The GS cult(ural) Kool-Aid recipe also lent fascinating insight into Greg Smith’s genuine naiveté, a stark example of cognitive capture. I’ve seen that in a couple of his interviews, when questioners seem puzzled and question his candor on that score. Paraphrased: “Surely you knew you were working for the ultimate vampire squid with it’s blood-funnel attached to the face of humanity!”
That financial corruption in the effective Glass-Steagall era was “down to noise” is a great expression, almost poetic. But the problem is that many people, though likely none here, wouldn’t understand the reference to the noise/information distinction and its applications.

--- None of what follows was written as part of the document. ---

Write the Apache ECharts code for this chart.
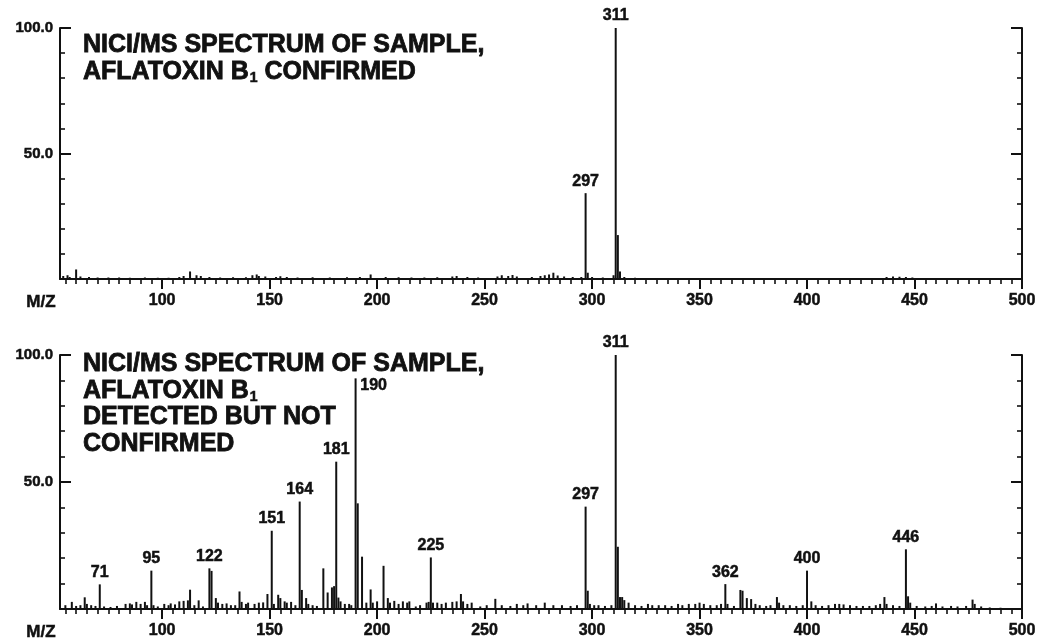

On the other hand, in the context of HFT and the like, it’s worth reflecting on how much of the financial corruption that has infected the system is in fact based on generating and then taking advantage of a huge volume of noise rather than on the discovery and processing of information.
I don’t totally understand though – if GS is cultivating naivete or idealism a la Greg Smith, that seems to be kind of in conflict with the whole “giant blood-sucking maw wrapped around the face of humanity” side of their business…
It’s certainly a nice change from the numerous interjections from the host for the guest to dumb things down for the peanut gallery. Max Keiser’s On the Edge program is strong in this way: no he cuts to the chase, giving his guests ample elbow room.
Any chance we could see an appearance by Yves Smith on OTE anytime soon?